Let’s say you are on a big cruise ship. Over 6,000 men, women, and children are on board. This cruise ship promises to take you to paradise and it’s not a lie either. A place where everybody is happy, nothing bad ever happens, and everybody gets along in love and friendship. Children are laughing and smiling and running around. Nobody

is hungry or hurting. Everybody lives in harmony. There was no charge to even be one of the passengers. You’re on for free and who wouldn’t pass up such an opportunity.
As you are making your way to paradise, the captain announces that due to some unknown structural defects that they need to get rid of about 100 passengers or the boat will sink. Fortunately there are an equal amount of bad criminals who have done some bad things and don’t really deserve paradise on board and the captain knows who they are and asks everybody else to throw those people overboard. Would you still want to be on that boat? Keep in mind that by even looking the other way, you are an accessory. But many people, I think, given the promise of such a wonderful destination they could make it work for their conscience.
Now rewind the scenario and the same announcement comes on and says we need to unload 100 passengers or we all sink, and paradise will never be reached. It’s only 100 people and still some 6,000 people will get to go to paradise. But everybody wants to go so nobody volunteers. People get tense and some people start deciding for themselves who might be bad or good, who might be too old to survive the journey and thus can justify getting rid of them. Would you still want to be on the boat? Again doing nothing to help still makes you an accessory. In this scenario, not that the group who stays must develop some sort of justification for why those people will have to die. Judging them without evidence, making assumptions, perhaps developing a philosophy that gets people to volunteer, convincing the more gullible of passengers that they will get to paradise anyway by making the sacrifice (even though they don’t know that to be the case, no matter how strongly they believe it to be so).
Let’s rewind again except this time the captain announces that his good friend the Grim Reaper will be coming around and taking the lives of 100 people at random. It

could be your child, your friend, your wife. Slowly everybody watches 100 people keel over without knowing why they had to die. Would you still want to be on that boat? If you stayed, what justification would you come up with to be okay with those deaths?
Let’s rewind one more time. Instead of the Grim Reaper, the captain announces that everybody will be restrained while a psychopathic killer, wrought by the same person who made the paradise, will be coming around to kill 100 random people. Having little control over his actions and lack of moral center, he will beat, rape, and torture these people before he kills them. Many or all of these people are innocent. Most importantly some are children. Young children, perhaps even babies. Children in their innocence and purity must be physically and sexually abused in order to reach this paradise. Would you still want to be on the boat? What justification would you invent to be okay with this if you stayed?

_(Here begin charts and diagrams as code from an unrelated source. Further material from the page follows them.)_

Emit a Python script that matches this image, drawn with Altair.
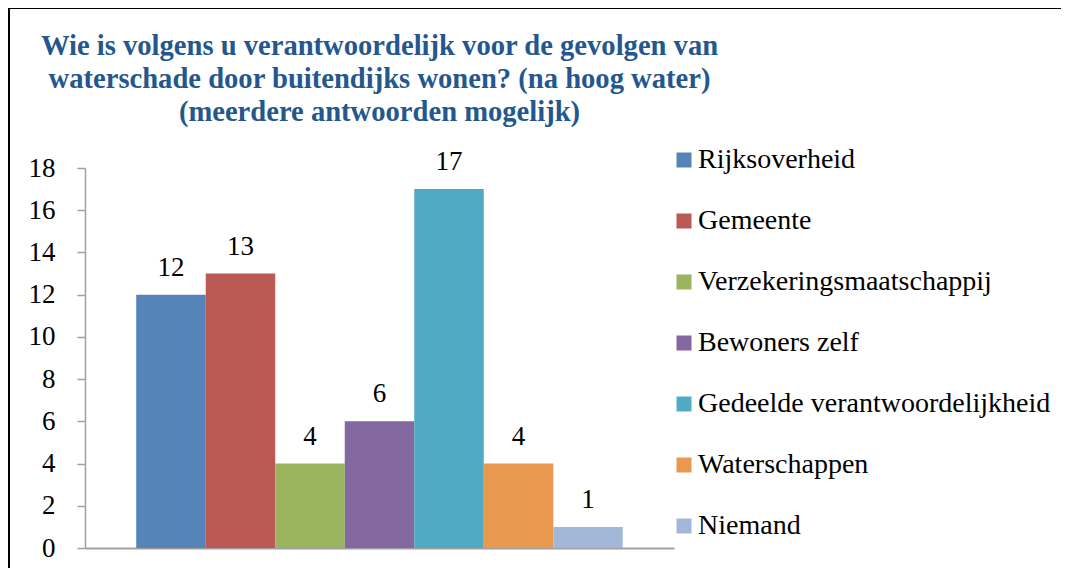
import altair as alt
import pandas as pd

categories = [
    "Rijksoverheid",
    "Gemeente",
    "Verzekeringsmaatschappij",
    "Bewoners zelf",
    "Gedeelde verantwoordelijkheid",
    "Waterschappen",
    "Niemand",
]
values = [12, 13, 4, 6, 17, 4, 1]
colors = ["#5484B8", "#BB5955", "#9BB55E", "#8468A0", "#4FAAC2", "#E9984F", "#A3B8D9"]
y_ticks = [0, 2, 4, 6, 8, 10, 12, 14, 16, 18]
title_lines = [
    "Wie is volgens u verantwoordelijk voor de gevolgen van",
    "waterschade door buitendijks wonen? (na hoog water)",
    "(meerdere antwoorden mogelijk)",
]

LABEL_FONT = "Liberation Serif"
TITLE_FONT = "Liberation Serif"

df = pd.DataFrame({"categorie": categories, "aantal": values})

W, H = 589, 380
PAD_L, PAD_T = 77, 160

x_enc = alt.X(
    "categorie:N",
    sort=categories,
    scale=alt.Scale(paddingInner=0, paddingOuter=0.737),
    axis=alt.Axis(labels=False, ticks=False, title=None, domainColor="#A0A0A0", domainWidth=2),
)

bars = alt.Chart(df).mark_bar().encode(
    x=x_enc,
    y=alt.Y(
        "aantal:Q",
        scale=alt.Scale(domain=[0, 18], nice=False),
        axis=alt.Axis(
            values=y_ticks,
            title=None,
            grid=False,
            tickSize=8,
            tickColor="#A0A0A0",
            tickWidth=1.5,
            domainColor="#A0A0A0",
            domainWidth=1.5,
            labelFont=LABEL_FONT,
            labelFontSize=27,
            labelColor="black",
            labelPadding=22,
        ),
    ),
    color=alt.Color(
        "categorie:N",
        sort=categories,
        scale=alt.Scale(domain=categories, range=colors),
        legend=alt.Legend(
            title=None,
            orient="none",
            legendX=585,
            legendY=-22,
            symbolType="square",
            symbolSize=225,
            symbolStrokeWidth=0,
            symbolOpacity=1,
            labelFont=LABEL_FONT,
            labelFontSize=28,
            labelColor="black",
            labelOffset=0,
            labelLimit=500,
            rowPadding=33,
            padding=0,
        ),
    ),
)

labels = alt.Chart(df).mark_text(
    baseline="alphabetic", dy=-19, font=LABEL_FONT, fontSize=27, color="black"
).encode(
    x=alt.X("categorie:N", sort=categories),
    y=alt.Y("aantal:Q"),
    text=alt.Text("aantal:Q"),
)

frame = alt.Chart(pd.DataFrame({"k": [0]})).mark_rect(
    fillOpacity=0, stroke="black", strokeWidth=2
).encode(
    x=alt.value(-76), x2=alt.value(1100), y=alt.value(-160), y2=alt.value(700)
)

chart = alt.layer(frame, bars, labels).properties(
    width=W,
    height=H,
    autosize=alt.AutoSizeParams(type="none"),
    padding={"left": PAD_L, "top": PAD_T, "right": 1053 - PAD_L - W, "bottom": 560 - PAD_T - H},
    title=alt.TitleParams(
        text=title_lines,
        font=TITLE_FONT,
        fontSize=28.6,
        fontWeight="bold",
        color="#23578E",
        anchor="middle",
        lineHeight=33,
        offset=40,
        dy=160,
    ),
).configure_view(strokeWidth=0)

chart.save("out.html", embed_options={"renderer": "svg", "actions": False})
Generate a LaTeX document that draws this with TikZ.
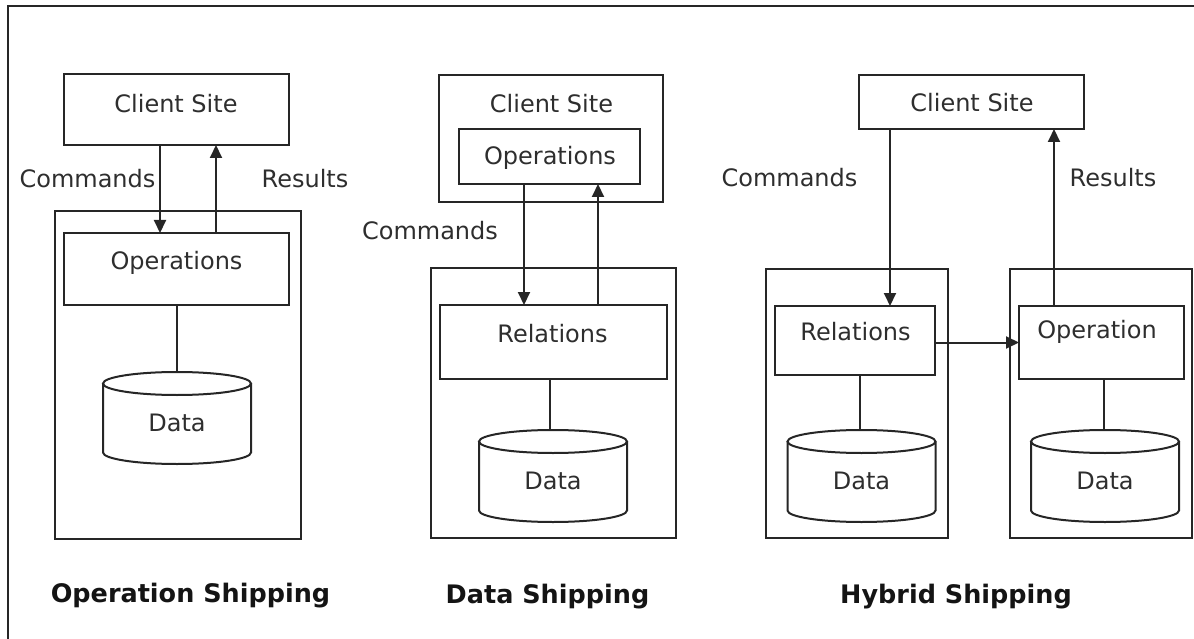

In one the most influential books to me was The Brothers Karamazov by Fyodor Dostoevsky. In that book one of the Brothers Ivan is having a conversation with his younger brother Alyosha in a chapter I believe called “Revolution”. Ivan is an atheist and a collector of news stories around Russia of atrocities committed against children. He questions the religious harmony that Christianity offers (I do not single out Christianity here, only relaying the religion that was used in the book). We are all supposed to follow The Bible and follow its moral teachings. The goal being that we will all come to know God on Earth and secure our place in Heaven afterwards. But we are also supposedly given free will and thus some do not follow. This allows for the possibility of great harm to innocent children: abuse, rape, torture, death (not even counting all the natural/accidental causes that take the lives of children). Ivan claims that if this is the price of harmony then he would like to “respectfully return his ticket” to the Creator.
In reading that passage, I could not help but agree with Ivan. Being a father now only reinforces that idea more. If there is a Creator who is omnipotent and decides what happens to all His creation and that there is a reward of Heaven for those who are good, then I submit that this existence is simply not worth the price given all the suffering that does and has taken place already to get there. There are of course many other atrocities that happen to adults, that make it not worth the price either, but it is especially hard when I think of the harm that comes to children. The logic of a Creator who commands us to act according to His moral guidelines in order to achieve some post material existence paradise at the expense of harm to innocent people, simply does not add up. It’s not enough for me to say that “God works in mysterious ways” or that “no one can know the mind of God”. It’s not enough for me to know that God has taken the innocent up to Heaven either. Because what is the point of this existence if they had to suffer here? And for the life of me I really don’t understand why that can be enough of an explanation for anyone else. I’m open to any and all explanations as to why the tears of a suffering child are worth this paradise?